Is it true that “talking back” during the job interview or performance review will hurt your chances of getting hired or promoted? Well, yes and no.
If your tone of voice, body language and how you phrase things come across as combative or defensive, then yes, your interviewer or supervisor will probably count it against you. However, there are ways to advocate for yourself and make a positive impression while doing it.
Here are our top tips, straight from the uber-experienced HR people at Integrity.
Know your value.
Make a list of all your on-the-job strengths, achievements and educational credits. Rehearse a few stories about times your contributions made a positive impact on the team’s or the company’s success. Having these ready to bring up during the meeting will not only make a good impression, it will boost your self-confidence as well. And confidence is catching — if you believe you’re the best employee they could have, so will they.
Speak to the other person’s point of view (not yours).
As any good salesperson will tell you, your first step is to understand what the other person wants. Then you talk about how your product (in this case, you) will give it to them. For example, explain how hiring you or giving you more responsibilities will help meet the company’s goals.
This reminder applies both to your physical appearance and your mannerisms. You want to come across as put together, in control of your emotions (even during difficult conversations) and able to meet any challenges the job may throw at you. Your clothing and grooming should match what company management wears every day; whether it’s a suit or khakis, it shows your awareness of the culture.
Practice answering difficult questions.
There’s nothing more nerve-wracking than being thrown a tricky question during an interview. These questions could range from asking for an explanation about a problem spot in your resume to ones designed to reveal something about your ability to think fast, such as, “If you were a bird, what kind of bird would you be and why?”
Days before you get to the meeting, google the commonest tough questions and how to answer them. This will save you from being blindsided. And if you do get surprised, don’t be afraid to pause and think; this shows that you can’t be flustered. Above all, never answer with a negative. If they point out that you don’t have a specific job requirement, talk about the similar experiences you do have, and that they will enable you to learn the new skill quickly.

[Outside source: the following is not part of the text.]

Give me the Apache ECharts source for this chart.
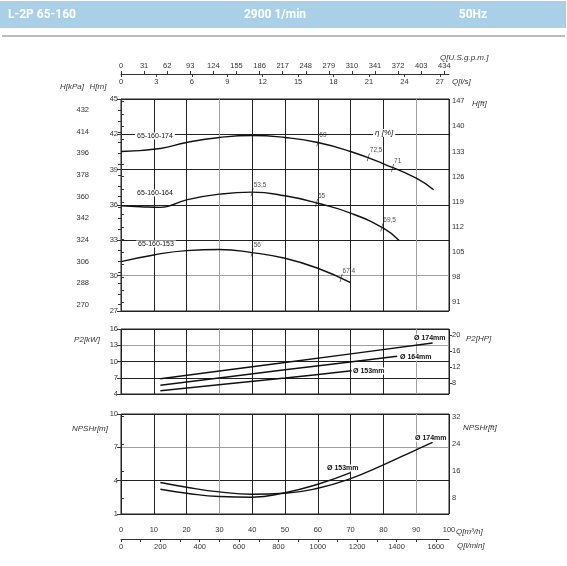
<!DOCTYPE html>
<html><head><meta charset="utf-8">
<script src="https://cdn.jsdelivr.net/npm/echarts@6.0.0/dist/echarts.min.js"></script>
<style>html,body{margin:0;padding:0;background:#fff}#c{width:567px;height:566px}</style>
</head><body><div id="c"></div>
<script>
// ---------- DATA ----------
// Head curves H[m] vs Q[m3/h]
const Q174 = [0, 12, 20, 30, 40, 50, 60, 70, 80, 90, 95.3];
const H174 = [40.54, 40.80, 41.31, 41.73, 41.90, 41.73, 41.31, 40.54, 39.5, 38.28, 37.29];
const Q164 = [0, 6, 12, 20, 30, 40, 50, 60, 70, 80, 84.8];
const H164 = [35.93, 35.85, 35.8, 36.44, 36.92, 37.09, 36.78, 36.15, 35.31, 34.03, 32.98];
const Q153 = [0, 10, 20, 30, 40, 50, 60, 70];
const H153 = [31.19, 31.76, 32.13, 32.22, 31.96, 31.48, 30.63, 29.41];
// Efficiency marks [Q, H, label]
const E174 = [[60, 41.31, '69'], [75.4, 40.05, '72,5'], [82.8, 39.15, '71']];
const E164 = [[40, 37.09, '53,5'], [59.6, 36.18, '65'], [79.5, 34.1, '69,5']];
const E153 = [[40, 31.96, '56'], [67.1, 29.8, '67,4']];
// Power P2[kW]
const QP174 = [12, 50, 95];
const P174 = [6.83, 9.8, 13.42];
const QP164 = [12, 50, 84.2];
const P164 = [5.6, 8.47, 10.95];
const QP153 = [12, 50, 70.3];
const P153 = [4.6, 6.94, 8.3];
// NPSHr[m]
const QN174 = [12, 20, 30, 40, 50, 60, 70, 80, 90, 95];
const N174 = [3.83, 3.41, 2.99, 2.78, 2.87, 3.32, 4.19, 5.42, 6.78, 7.44];
const QN153 = [12, 20, 30, 40, 50, 60, 70];
const N153 = [3.23, 2.87, 2.57, 2.51, 2.92, 3.68, 4.73];
// Tick labels
const qTicks = [0, 10, 20, 30, 40, 50, 60, 70, 80, 90, 100];
const gpmTicks = [0, 31, 62, 93, 124, 155, 186, 217, 248, 279, 310, 341, 372, 403, 434];
const lsTicks = [0, 3, 6, 9, 12, 15, 18, 21, 24, 27];
const lminTicks = [0, 200, 400, 600, 800, 1000, 1200, 1400, 1600];
const hmTicks = [27, 30, 33, 36, 39, 42, 45];
const kpaTicks = [270, 288, 306, 324, 342, 360, 378, 396, 414, 432];
const hftTicks = [91, 98, 105, 112, 119, 126, 133, 140, 147];
const kwTicks = [4, 7, 10, 13, 16];
const hpTicks = [8, 12, 16, 20];
const npshTicks = [1, 4, 7, 10];
const npshFtTicks = [8, 16, 24, 32];

// ---------- helpers ----------
const NARROW = "'Liberation Sans Narrow','Liberation Sans',Arial,sans-serif";
const SANS = "'Liberation Sans',Arial,sans-serif";
const pair = (xs, ys) => xs.map((x, i) => [x, ys[i]]);
const minor = (arr, step) => { const o = []; for (let v = arr[0]; v <= arr[arr.length - 1] + 1e-9; v += step) o.push(+v.toFixed(4)); return o; };
const D = '#222', G = '#a0a0a0';
const fmt = v => String(Math.round(v * 100) / 100);
const lab = { fontFamily: NARROW, fontSize: 7.5, color: '#333', formatter: fmt };
const M3H_PER_LS = 3.6, GPM_PER_M3H = 4.40287, LMIN_PER_M3H = 16.6667;
const KPA_PER_M = 9.80665, FT_PER_M = 3.28084, HP_PER_KW = 1.34102;

function sideAxis(grid, pos, min, max, ticks, tickVals, offset) {
  return {
    gridIndex: grid, type: 'value', position: pos, offset: offset || 0, min: min, max: max,
    axisLine: { show: !!offset, lineStyle: { color: '#333', width: 1 } },
    axisTick: { show: true, length: 3, customValues: tickVals || ticks, lineStyle: { color: '#333' } },
    axisLabel: Object.assign({}, lab, { customValues: ticks, margin: 3 }),
    splitLine: { show: false }
  };
}
function curve(name, xi, yi, data, w, sm) {
  return { name: name, type: 'line', xAxisIndex: xi, yAxisIndex: yi, data: data,
    smooth: sm === undefined ? 0.5 : sm, symbol: 'none', lineStyle: { color: '#111', width: w || 1.4 }, z: 5 };
}
function eta(data) {
  return { type: 'scatter', xAxisIndex: 0, yAxisIndex: 0, data: data,
    symbol: 'path://M0,10L3,0L4,0L1,10Z', symbolSize: [3, 8], itemStyle: { color: '#222' }, z: 6,
    label: { show: true, position: [3, -3], align: 'left', verticalAlign: 'middle',
      formatter: p => p.data[2], fontFamily: NARROW, fontSize: 6.5, color: '#222' } };
}
function txt(x, y, text, o) {
  o = o || {};
  return { type: 'text', x: x, y: y, z: 20, style: Object.assign({
    text: text, fill: '#333', font: 'italic 8px ' + SANS, textAlign: 'left', textVerticalAlign: 'middle' }, o) };
}

const chart = echarts.init(document.getElementById('c'));
const option = {
  animation: false,
  backgroundColor: '#fff',
  grid: [
    { left: 121, top: 99, width: 328, height: 212, show: true, borderColor: '#222', borderWidth: 1, backgroundColor: 'transparent' },
    { left: 121, top: 329, width: 328, height: 65, show: true, borderColor: '#222', borderWidth: 1, backgroundColor: 'transparent' },
    { left: 121, top: 414, width: 328, height: 100, show: true, borderColor: '#222', borderWidth: 1, backgroundColor: 'transparent' }
  ],
  xAxis: [
    { gridIndex: 0, type: 'value', min: 0, max: 100, interval: 10, axisLine: { show: false }, axisTick: { show: false },
      axisLabel: { show: false }, splitLine: { show: true, lineStyle: { color: [D, D, D, G, D, D], width: 1 } } },
    { gridIndex: 0, type: 'value', position: 'top', offset: 25, min: 0, max: 100 * GPM_PER_M3H,
      axisLine: { show: true, lineStyle: { color: '#333', width: 1 } },
      axisTick: { show: true, length: 3, customValues: gpmTicks, lineStyle: { color: '#333' } },
      axisLabel: Object.assign({}, lab, { customValues: gpmTicks, margin: 4 }), splitLine: { show: false } },
    { gridIndex: 0, type: 'value', position: 'top', offset: 25, min: 0, max: 100 / M3H_PER_LS,
      axisLine: { show: false },
      axisTick: { show: true, inside: true, length: 3, customValues: lsTicks, lineStyle: { color: '#333' } },
      axisLabel: Object.assign({}, lab, { customValues: lsTicks, inside: true, margin: 4 }), splitLine: { show: false } },
    { gridIndex: 1, type: 'value', min: 0, max: 100, interval: 10, axisLine: { show: false }, axisTick: { show: false },
      axisLabel: { show: false }, splitLine: { show: true, lineStyle: { color: [D, D, D, G, D, D], width: 1 } } },
    { gridIndex: 2, type: 'value', min: 0, max: 100, interval: 10, axisLine: { show: false }, axisTick: { show: false },
      axisLabel: Object.assign({}, lab, { customValues: qTicks, margin: 12 }),
      splitLine: { show: true, lineStyle: { color: [D, D, D, G, D, D], width: 1 } } },
    { gridIndex: 2, type: 'value', position: 'bottom', offset: 25, min: 0, max: 100 * LMIN_PER_M3H,
      axisLine: { show: true, lineStyle: { color: '#333', width: 1 } },
      axisTick: { show: true, length: 3, customValues: minor(lminTicks, 100), lineStyle: { color: '#333' } },
      axisLabel: Object.assign({}, lab, { customValues: lminTicks, margin: 4 }), splitLine: { show: false } }
  ],
  yAxis: [
    { gridIndex: 0, type: 'value', min: 27, max: 45, interval: 1.5, axisLine: { show: false },
      axisTick: { show: true, length: 4, customValues: hmTicks, lineStyle: { color: '#333' } },
      axisLabel: Object.assign({}, lab, { customValues: hmTicks, margin: 3 }),
      splitLine: { show: true, lineStyle: { color: [D, G, D, D, D, D, D], width: 1 } } },
    sideAxis(0, 'left', 27 * KPA_PER_M, 45 * KPA_PER_M, kpaTicks, minor(kpaTicks, 9), 29),
    sideAxis(0, 'right', 27 * FT_PER_M, 45 * FT_PER_M, hftTicks, minor(hftTicks, 3.5)),
    { gridIndex: 1, type: 'value', min: 4, max: 16, interval: 3, axisLine: { show: false },
      axisTick: { show: true, length: 4, customValues: kwTicks, lineStyle: { color: '#333' } },
      axisLabel: Object.assign({}, lab, { customValues: kwTicks, margin: 3 }),
      splitLine: { show: true, lineStyle: { color: [D, D, D, G], width: 1 } } },
    sideAxis(1, 'right', 4 * HP_PER_KW, 16 * HP_PER_KW, hpTicks),
    { gridIndex: 2, type: 'value', min: 1, max: 10, interval: 1.5, axisLine: { show: false },
      axisTick: { show: true, length: 4, customValues: npshTicks, lineStyle: { color: '#333' } },
      axisLabel: Object.assign({}, lab, { customValues: npshTicks, margin: 3 }),
      splitLine: { show: true, lineStyle: { color: [D, D, G, D, D, D, D], width: 1 } } },
    sideAxis(2, 'right', 1 * FT_PER_M, 10 * FT_PER_M, npshFtTicks)
  ],
  series: [
    curve('65-160-174', 0, 0, pair(Q174, H174)),
    curve('65-160-164', 0, 0, pair(Q164, H164)),
    curve('65-160-153', 0, 0, pair(Q153, H153)),
    eta(E174), eta(E164), eta(E153),
    curve('P2 174', 3, 3, pair(QP174, P174), 1.5, 0.3),
    curve('P2 164', 3, 3, pair(QP164, P164), 1.5, 0.3),
    curve('P2 153', 3, 3, pair(QP153, P153), 1.5, 0.3),
    curve('NPSH 174', 4, 5, pair(QN174, N174), 1.4),
    curve('NPSH 153', 4, 5, pair(QN153, N153), 1.4)
  ],
  graphic: [
    { type: 'rect', shape: { x: 0, y: 1, width: 566, height: 27 }, style: { fill: '#a9d0e6' }, z: 1 },
    txt(8, 15, 'L-2P 65-160', { fill: '#fff', font: 'bold 12px Roboto, ' + SANS }),
    txt(275, 15, '2900 1/min', { fill: '#fff', font: 'bold 12px Roboto, ' + SANS, textAlign: 'center' }),
    txt(473, 15, '50Hz', { fill: '#fff', font: 'bold 12px Roboto, ' + SANS, textAlign: 'center' }),
    { type: 'line', shape: { x1: 2, y1: 36, x2: 565, y2: 36 }, style: { stroke: '#7a7a7a', lineWidth: 1.2 }, z: 1 },
    txt(440, 58, 'Q[U.S.g.p.m.]'),
    txt(452, 82, 'Q[l/s]'),
    txt(72, 87, 'H[kPa]', { textAlign: 'center' }),
    txt(98, 87, 'H[m]', { textAlign: 'center' }),
    txt(472, 104, 'H[ft]'),
    txt(87, 340, 'P2[kW]', { textAlign: 'center' }),
    txt(466, 339, 'P2[HP]'),
    txt(90, 429, 'NPSHr[m]', { textAlign: 'center' }),
    txt(463, 428, 'NPSHr[ft]'),
    txt(456, 532, 'Q[m³/h]'),
    txt(457, 546, 'Q[l/min]'),
    txt(155, 136, '65-160-174', { font: '7px ' + SANS, fill: '#111', textAlign: 'center', backgroundColor: '#fff', padding: [0, 2] }),
    txt(155, 193, '65-160-164', { font: '7px ' + SANS, fill: '#111', textAlign: 'center', backgroundColor: '#fff', padding: [0, 2] }),
    txt(156, 244, '65-160-153', { font: '7px ' + SANS, fill: '#111', textAlign: 'center', backgroundColor: '#fff', padding: [0, 2] }),
    txt(373, 133, 'η [%]', { font: 'italic 8px ' + SANS, fill: '#222', backgroundColor: '#fff', padding: [0, 2] }),
    txt(413, 338, 'Ø 174mm', { font: 'bold 7px ' + SANS, fill: '#111', backgroundColor: '#fff', padding: [0, 1] }),
    txt(399, 357, 'Ø 164mm', { font: 'bold 7px ' + SANS, fill: '#111', backgroundColor: '#fff', padding: [0, 1] }),
    txt(352, 371, 'Ø 153mm', { font: 'bold 7px ' + SANS, fill: '#111', backgroundColor: '#fff', padding: [0, 1] }),
    txt(414, 438, 'Ø 174mm', { font: 'bold 7px ' + SANS, fill: '#111', backgroundColor: '#fff', padding: [0, 1] }),
    txt(326, 468, 'Ø 153mm', { font: 'bold 7px ' + SANS, fill: '#111', backgroundColor: '#fff', padding: [0, 1] })
  ]
};
chart.setOption(option);
</script>
</body></html>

Be prepared to ask questions.
The meeting will probably end with the interviewer asking if you have any questions. Saying no, or asking something weak, will make them think you are too passive. Now is the time to show how interested you are in succeeding at this position. Here are some ideas (save the ones about salary until after you get an offer):
- What would my day-to-day responsibilities be?
- What does success in this position look like, and how is it measured?
- Who would I be working with most closely?
- What are the opportunities for career growth?
- What do you personally like most and find most challenging about working here?
The face-to-face meeting is your best opportunity to show your prospective or current employer how much of an asset you will be to the organization. With these tips, your self-presentation will be a success. And you’ll have taken the next step toward your career goals.